Write out every entry precisely as given, leaving the pictures out.

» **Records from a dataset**

*****

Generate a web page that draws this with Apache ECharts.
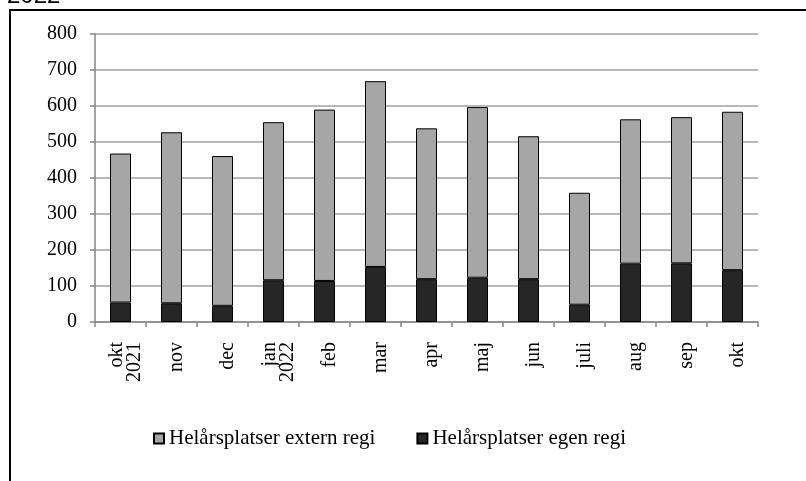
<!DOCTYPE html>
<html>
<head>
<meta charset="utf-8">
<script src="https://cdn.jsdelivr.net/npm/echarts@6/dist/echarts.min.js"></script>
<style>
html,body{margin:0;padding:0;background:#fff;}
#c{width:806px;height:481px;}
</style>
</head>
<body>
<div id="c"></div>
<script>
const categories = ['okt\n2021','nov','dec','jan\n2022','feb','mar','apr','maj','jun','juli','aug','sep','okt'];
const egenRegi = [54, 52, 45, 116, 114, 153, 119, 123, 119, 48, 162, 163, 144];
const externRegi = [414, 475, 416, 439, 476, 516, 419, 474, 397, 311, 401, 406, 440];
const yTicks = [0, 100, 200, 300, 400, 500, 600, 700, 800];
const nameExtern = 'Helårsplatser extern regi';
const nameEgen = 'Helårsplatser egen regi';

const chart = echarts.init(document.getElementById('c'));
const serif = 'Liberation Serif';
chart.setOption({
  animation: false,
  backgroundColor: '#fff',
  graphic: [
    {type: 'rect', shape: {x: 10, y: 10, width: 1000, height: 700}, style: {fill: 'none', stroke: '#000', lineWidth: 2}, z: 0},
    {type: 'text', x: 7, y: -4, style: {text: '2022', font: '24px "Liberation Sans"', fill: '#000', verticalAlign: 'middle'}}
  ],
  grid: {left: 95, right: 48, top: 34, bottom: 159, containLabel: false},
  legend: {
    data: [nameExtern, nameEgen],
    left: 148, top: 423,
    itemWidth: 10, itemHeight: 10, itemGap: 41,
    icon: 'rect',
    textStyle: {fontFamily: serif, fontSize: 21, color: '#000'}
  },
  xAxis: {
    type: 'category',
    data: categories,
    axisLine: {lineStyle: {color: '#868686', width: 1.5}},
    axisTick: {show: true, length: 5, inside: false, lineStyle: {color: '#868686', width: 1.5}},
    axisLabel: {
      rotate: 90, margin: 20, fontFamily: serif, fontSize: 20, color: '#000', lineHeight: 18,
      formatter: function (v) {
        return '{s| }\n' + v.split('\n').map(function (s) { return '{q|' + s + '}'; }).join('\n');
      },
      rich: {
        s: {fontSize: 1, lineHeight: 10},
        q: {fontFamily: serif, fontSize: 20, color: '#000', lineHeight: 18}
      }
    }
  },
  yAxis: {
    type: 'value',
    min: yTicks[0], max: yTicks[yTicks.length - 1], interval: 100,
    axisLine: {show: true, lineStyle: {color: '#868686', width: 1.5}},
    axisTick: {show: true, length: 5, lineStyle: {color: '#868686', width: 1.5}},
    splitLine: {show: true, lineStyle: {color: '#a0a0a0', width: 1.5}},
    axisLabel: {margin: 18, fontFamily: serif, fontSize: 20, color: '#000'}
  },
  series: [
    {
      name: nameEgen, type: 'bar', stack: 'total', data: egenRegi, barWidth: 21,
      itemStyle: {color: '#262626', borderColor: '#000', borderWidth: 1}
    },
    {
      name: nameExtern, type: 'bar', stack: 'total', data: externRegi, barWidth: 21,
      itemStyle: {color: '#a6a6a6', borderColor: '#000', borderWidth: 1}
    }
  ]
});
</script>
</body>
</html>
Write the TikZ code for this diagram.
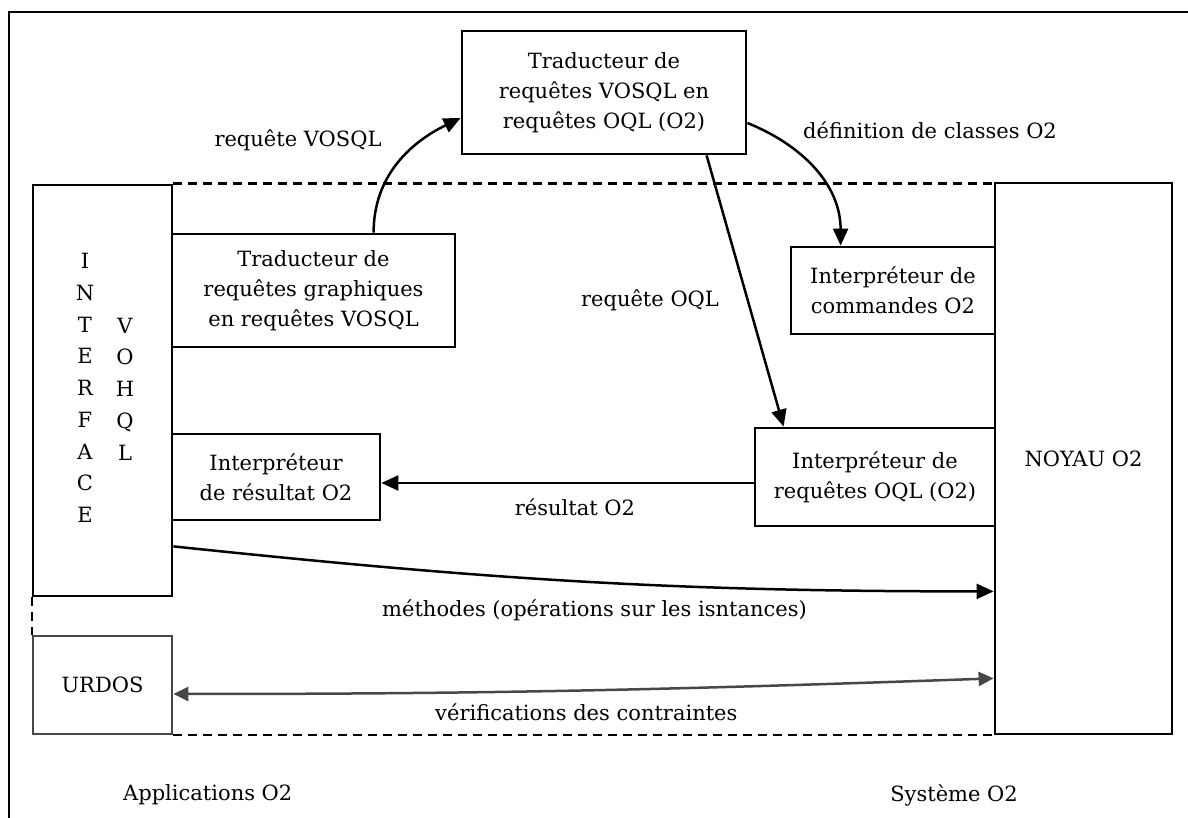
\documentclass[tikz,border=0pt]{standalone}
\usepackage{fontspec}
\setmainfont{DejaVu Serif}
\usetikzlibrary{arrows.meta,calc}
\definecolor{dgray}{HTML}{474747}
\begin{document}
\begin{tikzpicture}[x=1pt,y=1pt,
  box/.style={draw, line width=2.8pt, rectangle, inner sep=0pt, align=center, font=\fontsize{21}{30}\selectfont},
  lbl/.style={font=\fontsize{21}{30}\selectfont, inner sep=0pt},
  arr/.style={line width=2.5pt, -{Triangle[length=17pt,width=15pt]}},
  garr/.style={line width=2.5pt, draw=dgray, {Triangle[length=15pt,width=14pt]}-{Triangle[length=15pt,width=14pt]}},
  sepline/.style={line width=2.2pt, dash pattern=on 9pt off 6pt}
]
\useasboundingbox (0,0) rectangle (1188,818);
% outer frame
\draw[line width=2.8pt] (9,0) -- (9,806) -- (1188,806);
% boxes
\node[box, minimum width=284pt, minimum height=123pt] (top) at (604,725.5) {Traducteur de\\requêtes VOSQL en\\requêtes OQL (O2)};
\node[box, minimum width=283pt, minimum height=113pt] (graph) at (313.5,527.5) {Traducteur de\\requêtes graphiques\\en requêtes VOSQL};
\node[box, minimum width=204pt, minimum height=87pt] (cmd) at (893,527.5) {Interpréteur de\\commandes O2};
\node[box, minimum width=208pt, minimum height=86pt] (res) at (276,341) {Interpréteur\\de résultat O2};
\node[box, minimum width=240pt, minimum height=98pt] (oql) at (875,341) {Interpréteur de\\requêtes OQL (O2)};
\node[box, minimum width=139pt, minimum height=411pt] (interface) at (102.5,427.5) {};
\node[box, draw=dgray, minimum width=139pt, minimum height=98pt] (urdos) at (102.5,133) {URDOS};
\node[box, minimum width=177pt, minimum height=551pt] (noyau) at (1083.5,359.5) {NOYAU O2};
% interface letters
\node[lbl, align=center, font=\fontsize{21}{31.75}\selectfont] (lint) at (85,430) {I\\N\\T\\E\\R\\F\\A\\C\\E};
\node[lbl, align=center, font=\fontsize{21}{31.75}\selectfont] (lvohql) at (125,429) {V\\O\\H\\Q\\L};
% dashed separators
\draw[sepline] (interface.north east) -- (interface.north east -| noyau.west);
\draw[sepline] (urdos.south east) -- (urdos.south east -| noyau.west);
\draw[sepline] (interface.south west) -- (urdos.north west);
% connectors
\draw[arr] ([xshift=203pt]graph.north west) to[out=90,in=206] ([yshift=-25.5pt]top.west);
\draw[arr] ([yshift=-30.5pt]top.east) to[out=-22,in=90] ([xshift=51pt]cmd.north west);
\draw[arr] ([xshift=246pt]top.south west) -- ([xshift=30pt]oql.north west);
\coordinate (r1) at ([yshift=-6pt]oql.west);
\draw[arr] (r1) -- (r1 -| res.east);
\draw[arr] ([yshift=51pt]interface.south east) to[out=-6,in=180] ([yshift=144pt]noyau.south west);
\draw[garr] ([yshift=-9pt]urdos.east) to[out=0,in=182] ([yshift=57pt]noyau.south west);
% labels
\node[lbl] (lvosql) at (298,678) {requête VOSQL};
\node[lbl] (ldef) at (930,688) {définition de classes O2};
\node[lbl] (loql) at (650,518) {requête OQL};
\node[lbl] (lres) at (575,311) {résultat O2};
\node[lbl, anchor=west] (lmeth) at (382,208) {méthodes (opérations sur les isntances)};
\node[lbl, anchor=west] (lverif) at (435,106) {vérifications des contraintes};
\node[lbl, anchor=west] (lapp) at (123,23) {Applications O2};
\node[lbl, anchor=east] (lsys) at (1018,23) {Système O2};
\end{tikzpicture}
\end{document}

*****

» **Written answer**
Generate a web page that draws this with Apache ECharts.
<!DOCTYPE html>
<html>
<head>
<meta charset="utf-8">
<script src="https://cdn.jsdelivr.net/npm/echarts@6/dist/echarts.min.js"></script>
<style>
html,body{margin:0;padding:0;background:#fff;}
#c{width:806px;height:481px;}
</style>
</head>
<body>
<div id="c"></div>
<script>
const categories = ['okt\n2021','nov','dec','jan\n2022','feb','mar','apr','maj','jun','juli','aug','sep','okt'];
const egenRegi = [54, 52, 45, 116, 114, 153, 119, 123, 119, 48, 162, 163, 144];
const externRegi = [414, 475, 416, 439, 476, 516, 419, 474, 397, 311, 401, 406, 440];
const yTicks = [0, 100, 200, 300, 400, 500, 600, 700, 800];
const nameExtern = 'Helårsplatser extern regi';
const nameEgen = 'Helårsplatser egen regi';

const chart = echarts.init(document.getElementById('c'));
const serif = 'Liberation Serif';
chart.setOption({
  animation: false,
  backgroundColor: '#fff',
  graphic: [
    {type: 'rect', shape: {x: 10, y: 10, width: 1000, height: 700}, style: {fill: 'none', stroke: '#000', lineWidth: 2}, z: 0},
    {type: 'text', x: 7, y: -4, style: {text: '2022', font: '24px "Liberation Sans"', fill: '#000', verticalAlign: 'middle'}}
  ],
  grid: {left: 95, right: 48, top: 34, bottom: 159, containLabel: false},
  legend: {
    data: [nameExtern, nameEgen],
    left: 148, top: 423,
    itemWidth: 10, itemHeight: 10, itemGap: 41,
    icon: 'rect',
    textStyle: {fontFamily: serif, fontSize: 21, color: '#000'}
  },
  xAxis: {
    type: 'category',
    data: categories,
    axisLine: {lineStyle: {color: '#868686', width: 1.5}},
    axisTick: {show: true, length: 5, inside: false, lineStyle: {color: '#868686', width: 1.5}},
    axisLabel: {
      rotate: 90, margin: 20, fontFamily: serif, fontSize: 20, color: '#000', lineHeight: 18,
      formatter: function (v) {
        return '{s| }\n' + v.split('\n').map(function (s) { return '{q|' + s + '}'; }).join('\n');
      },
      rich: {
        s: {fontSize: 1, lineHeight: 10},
        q: {fontFamily: serif, fontSize: 20, color: '#000', lineHeight: 18}
      }
    }
  },
  yAxis: {
    type: 'value',
    min: yTicks[0], max: yTicks[yTicks.length - 1], interval: 100,
    axisLine: {show: true, lineStyle: {color: '#868686', width: 1.5}},
    axisTick: {show: true, length: 5, lineStyle: {color: '#868686', width: 1.5}},
    splitLine: {show: true, lineStyle: {color: '#a0a0a0', width: 1.5}},
    axisLabel: {margin: 18, fontFamily: serif, fontSize: 20, color: '#000'}
  },
  series: [
    {
      name: nameEgen, type: 'bar', stack: 'total', data: egenRegi, barWidth: 21,
      itemStyle: {color: '#262626', borderColor: '#000', borderWidth: 1}
    },
    {
      name: nameExtern, type: 'bar', stack: 'total', data: externRegi, barWidth: 21,
      itemStyle: {color: '#a6a6a6', borderColor: '#000', borderWidth: 1}
    }
  ]
});
</script>
</body>
</html>
Write the TikZ code for this diagram.
\documentclass[tikz,border=0pt]{standalone}
\usepackage{fontspec}
\setmainfont{DejaVu Serif}
\usetikzlibrary{arrows.meta,calc}
\definecolor{dgray}{HTML}{474747}
\begin{document}
\begin{tikzpicture}[x=1pt,y=1pt,
  box/.style={draw, line width=2.8pt, rectangle, inner sep=0pt, align=center, font=\fontsize{21}{30}\selectfont},
  lbl/.style={font=\fontsize{21}{30}\selectfont, inner sep=0pt},
  arr/.style={line width=2.5pt, -{Triangle[length=17pt,width=15pt]}},
  garr/.style={line width=2.5pt, draw=dgray, {Triangle[length=15pt,width=14pt]}-{Triangle[length=15pt,width=14pt]}},
  sepline/.style={line width=2.2pt, dash pattern=on 9pt off 6pt}
]
\useasboundingbox (0,0) rectangle (1188,818);
% outer frame
\draw[line width=2.8pt] (9,0) -- (9,806) -- (1188,806);
% boxes
\node[box, minimum width=284pt, minimum height=123pt] (top) at (604,725.5) {Traducteur de\\requêtes VOSQL en\\requêtes OQL (O2)};
\node[box, minimum width=283pt, minimum height=113pt] (graph) at (313.5,527.5) {Traducteur de\\requêtes graphiques\\en requêtes VOSQL};
\node[box, minimum width=204pt, minimum height=87pt] (cmd) at (893,527.5) {Interpréteur de\\commandes O2};
\node[box, minimum width=208pt, minimum height=86pt] (res) at (276,341) {Interpréteur\\de résultat O2};
\node[box, minimum width=240pt, minimum height=98pt] (oql) at (875,341) {Interpréteur de\\requêtes OQL (O2)};
\node[box, minimum width=139pt, minimum height=411pt] (interface) at (102.5,427.5) {};
\node[box, draw=dgray, minimum width=139pt, minimum height=98pt] (urdos) at (102.5,133) {URDOS};
\node[box, minimum width=177pt, minimum height=551pt] (noyau) at (1083.5,359.5) {NOYAU O2};
% interface letters
\node[lbl, align=center, font=\fontsize{21}{31.75}\selectfont] (lint) at (85,430) {I\\N\\T\\E\\R\\F\\A\\C\\E};
\node[lbl, align=center, font=\fontsize{21}{31.75}\selectfont] (lvohql) at (125,429) {V\\O\\H\\Q\\L};
% dashed separators
\draw[sepline] (interface.north east) -- (interface.north east -| noyau.west);
\draw[sepline] (urdos.south east) -- (urdos.south east -| noyau.west);
\draw[sepline] (interface.south west) -- (urdos.north west);
% connectors
\draw[arr] ([xshift=203pt]graph.north west) to[out=90,in=206] ([yshift=-25.5pt]top.west);
\draw[arr] ([yshift=-30.5pt]top.east) to[out=-22,in=90] ([xshift=51pt]cmd.north west);
\draw[arr] ([xshift=246pt]top.south west) -- ([xshift=30pt]oql.north west);
\coordinate (r1) at ([yshift=-6pt]oql.west);
\draw[arr] (r1) -- (r1 -| res.east);
\draw[arr] ([yshift=51pt]interface.south east) to[out=-6,in=180] ([yshift=144pt]noyau.south west);
\draw[garr] ([yshift=-9pt]urdos.east) to[out=0,in=182] ([yshift=57pt]noyau.south west);
% labels
\node[lbl] (lvosql) at (298,678) {requête VOSQL};
\node[lbl] (ldef) at (930,688) {définition de classes O2};
\node[lbl] (loql) at (650,518) {requête OQL};
\node[lbl] (lres) at (575,311) {résultat O2};
\node[lbl, anchor=west] (lmeth) at (382,208) {méthodes (opérations sur les isntances)};
\node[lbl, anchor=west] (lverif) at (435,106) {vérifications des contraintes};
\node[lbl, anchor=west] (lapp) at (123,23) {Applications O2};
\node[lbl, anchor=east] (lsys) at (1018,23) {Système O2};
\end{tikzpicture}
\end{document}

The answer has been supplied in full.